■ THE EXERCISE ■
Copy each line below exactly and leave the pictures out.

■ MATERIAL ■
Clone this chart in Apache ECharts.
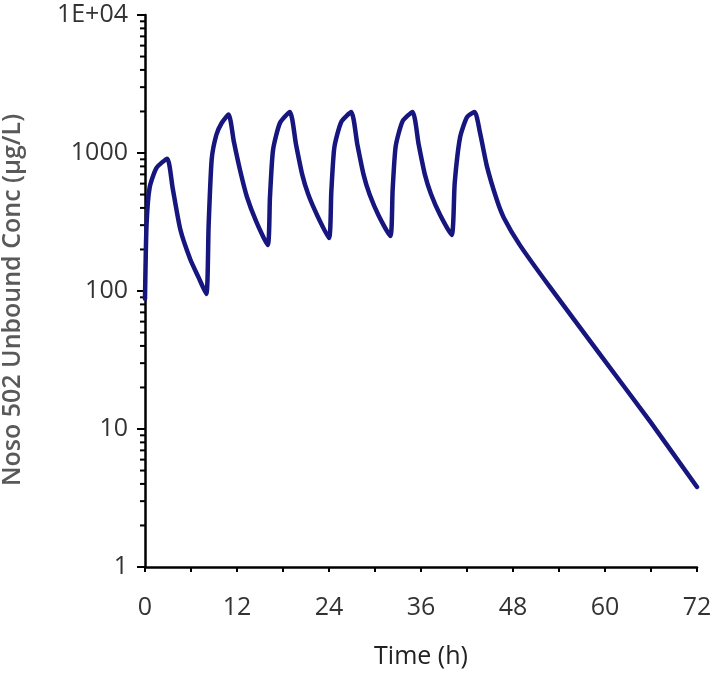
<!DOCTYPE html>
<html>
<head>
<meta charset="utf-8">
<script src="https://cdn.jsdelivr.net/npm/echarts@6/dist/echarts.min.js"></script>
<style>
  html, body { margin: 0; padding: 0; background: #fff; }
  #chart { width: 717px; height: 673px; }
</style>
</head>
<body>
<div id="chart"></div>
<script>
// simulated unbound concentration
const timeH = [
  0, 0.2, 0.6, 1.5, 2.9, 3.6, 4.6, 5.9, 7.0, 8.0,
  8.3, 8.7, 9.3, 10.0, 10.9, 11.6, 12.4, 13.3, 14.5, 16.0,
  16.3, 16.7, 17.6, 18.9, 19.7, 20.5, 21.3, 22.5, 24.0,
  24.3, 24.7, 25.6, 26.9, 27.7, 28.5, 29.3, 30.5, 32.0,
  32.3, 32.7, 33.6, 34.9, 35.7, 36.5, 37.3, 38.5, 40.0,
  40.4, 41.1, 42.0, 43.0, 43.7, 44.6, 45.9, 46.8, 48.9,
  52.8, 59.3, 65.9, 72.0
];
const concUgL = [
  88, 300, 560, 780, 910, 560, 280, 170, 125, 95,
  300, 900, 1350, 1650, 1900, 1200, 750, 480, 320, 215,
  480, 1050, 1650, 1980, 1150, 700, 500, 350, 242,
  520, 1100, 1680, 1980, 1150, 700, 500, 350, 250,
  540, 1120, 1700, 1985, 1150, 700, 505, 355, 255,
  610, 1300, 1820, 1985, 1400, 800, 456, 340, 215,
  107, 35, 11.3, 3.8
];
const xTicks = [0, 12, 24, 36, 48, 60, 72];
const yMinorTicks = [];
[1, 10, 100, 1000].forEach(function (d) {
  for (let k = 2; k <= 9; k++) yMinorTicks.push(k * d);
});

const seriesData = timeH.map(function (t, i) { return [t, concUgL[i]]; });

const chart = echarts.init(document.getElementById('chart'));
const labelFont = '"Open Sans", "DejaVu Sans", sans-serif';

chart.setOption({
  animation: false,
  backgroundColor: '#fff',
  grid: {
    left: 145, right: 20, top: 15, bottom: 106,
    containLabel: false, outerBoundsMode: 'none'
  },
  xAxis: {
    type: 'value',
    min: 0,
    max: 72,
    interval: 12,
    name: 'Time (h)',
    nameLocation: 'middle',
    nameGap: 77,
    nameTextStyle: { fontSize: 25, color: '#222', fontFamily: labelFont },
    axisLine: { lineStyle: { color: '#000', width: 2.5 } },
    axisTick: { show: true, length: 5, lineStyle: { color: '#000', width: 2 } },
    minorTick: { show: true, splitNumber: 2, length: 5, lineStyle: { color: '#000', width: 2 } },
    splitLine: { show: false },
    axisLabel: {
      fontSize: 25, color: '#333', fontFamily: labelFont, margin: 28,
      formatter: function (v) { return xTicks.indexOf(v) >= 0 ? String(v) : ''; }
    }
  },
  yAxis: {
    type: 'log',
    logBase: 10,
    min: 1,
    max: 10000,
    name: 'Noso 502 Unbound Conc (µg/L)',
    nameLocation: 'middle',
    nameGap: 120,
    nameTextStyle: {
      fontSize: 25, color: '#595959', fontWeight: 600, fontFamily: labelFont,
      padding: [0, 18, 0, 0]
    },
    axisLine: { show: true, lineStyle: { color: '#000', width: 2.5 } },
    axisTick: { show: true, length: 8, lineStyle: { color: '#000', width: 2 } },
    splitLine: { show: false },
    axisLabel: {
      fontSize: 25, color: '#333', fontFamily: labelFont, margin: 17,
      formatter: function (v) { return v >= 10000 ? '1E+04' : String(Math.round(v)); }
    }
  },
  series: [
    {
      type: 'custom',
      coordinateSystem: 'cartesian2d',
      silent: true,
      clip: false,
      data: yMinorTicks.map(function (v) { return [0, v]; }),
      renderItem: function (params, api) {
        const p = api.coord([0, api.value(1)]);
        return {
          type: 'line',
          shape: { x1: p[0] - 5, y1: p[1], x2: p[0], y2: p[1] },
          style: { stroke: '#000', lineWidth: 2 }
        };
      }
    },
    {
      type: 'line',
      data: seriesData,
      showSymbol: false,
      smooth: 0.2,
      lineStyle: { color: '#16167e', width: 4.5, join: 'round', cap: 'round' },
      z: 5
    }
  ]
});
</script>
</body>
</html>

■ TASK SOLUTION ■
Clone this chart in Apache ECharts.
<!DOCTYPE html>
<html>
<head>
<meta charset="utf-8">
<script src="https://cdn.jsdelivr.net/npm/echarts@6/dist/echarts.min.js"></script>
<style>
  html, body { margin: 0; padding: 0; background: #fff; }
  #chart { width: 717px; height: 673px; }
</style>
</head>
<body>
<div id="chart"></div>
<script>
// simulated unbound concentration
const timeH = [
  0, 0.2, 0.6, 1.5, 2.9, 3.6, 4.6, 5.9, 7.0, 8.0,
  8.3, 8.7, 9.3, 10.0, 10.9, 11.6, 12.4, 13.3, 14.5, 16.0,
  16.3, 16.7, 17.6, 18.9, 19.7, 20.5, 21.3, 22.5, 24.0,
  24.3, 24.7, 25.6, 26.9, 27.7, 28.5, 29.3, 30.5, 32.0,
  32.3, 32.7, 33.6, 34.9, 35.7, 36.5, 37.3, 38.5, 40.0,
  40.4, 41.1, 42.0, 43.0, 43.7, 44.6, 45.9, 46.8, 48.9,
  52.8, 59.3, 65.9, 72.0
];
const concUgL = [
  88, 300, 560, 780, 910, 560, 280, 170, 125, 95,
  300, 900, 1350, 1650, 1900, 1200, 750, 480, 320, 215,
  480, 1050, 1650, 1980, 1150, 700, 500, 350, 242,
  520, 1100, 1680, 1980, 1150, 700, 500, 350, 250,
  540, 1120, 1700, 1985, 1150, 700, 505, 355, 255,
  610, 1300, 1820, 1985, 1400, 800, 456, 340, 215,
  107, 35, 11.3, 3.8
];
const xTicks = [0, 12, 24, 36, 48, 60, 72];
const yMinorTicks = [];
[1, 10, 100, 1000].forEach(function (d) {
  for (let k = 2; k <= 9; k++) yMinorTicks.push(k * d);
});

const seriesData = timeH.map(function (t, i) { return [t, concUgL[i]]; });

const chart = echarts.init(document.getElementById('chart'));
const labelFont = '"Open Sans", "DejaVu Sans", sans-serif';

chart.setOption({
  animation: false,
  backgroundColor: '#fff',
  grid: {
    left: 145, right: 20, top: 15, bottom: 106,
    containLabel: false, outerBoundsMode: 'none'
  },
  xAxis: {
    type: 'value',
    min: 0,
    max: 72,
    interval: 12,
    name: 'Time (h)',
    nameLocation: 'middle',
    nameGap: 77,
    nameTextStyle: { fontSize: 25, color: '#222', fontFamily: labelFont },
    axisLine: { lineStyle: { color: '#000', width: 2.5 } },
    axisTick: { show: true, length: 5, lineStyle: { color: '#000', width: 2 } },
    minorTick: { show: true, splitNumber: 2, length: 5, lineStyle: { color: '#000', width: 2 } },
    splitLine: { show: false },
    axisLabel: {
      fontSize: 25, color: '#333', fontFamily: labelFont, margin: 28,
      formatter: function (v) { return xTicks.indexOf(v) >= 0 ? String(v) : ''; }
    }
  },
  yAxis: {
    type: 'log',
    logBase: 10,
    min: 1,
    max: 10000,
    name: 'Noso 502 Unbound Conc (µg/L)',
    nameLocation: 'middle',
    nameGap: 120,
    nameTextStyle: {
      fontSize: 25, color: '#595959', fontWeight: 600, fontFamily: labelFont,
      padding: [0, 18, 0, 0]
    },
    axisLine: { show: true, lineStyle: { color: '#000', width: 2.5 } },
    axisTick: { show: true, length: 8, lineStyle: { color: '#000', width: 2 } },
    splitLine: { show: false },
    axisLabel: {
      fontSize: 25, color: '#333', fontFamily: labelFont, margin: 17,
      formatter: function (v) { return v >= 10000 ? '1E+04' : String(Math.round(v)); }
    }
  },
  series: [
    {
      type: 'custom',
      coordinateSystem: 'cartesian2d',
      silent: true,
      clip: false,
      data: yMinorTicks.map(function (v) { return [0, v]; }),
      renderItem: function (params, api) {
        const p = api.coord([0, api.value(1)]);
        return {
          type: 'line',
          shape: { x1: p[0] - 5, y1: p[1], x2: p[0], y2: p[1] },
          style: { stroke: '#000', lineWidth: 2 }
        };
      }
    },
    {
      type: 'line',
      data: seriesData,
      showSymbol: false,
      smooth: 0.2,
      lineStyle: { color: '#16167e', width: 4.5, join: 'round', cap: 'round' },
      z: 5
    }
  ]
});
</script>
</body>
</html>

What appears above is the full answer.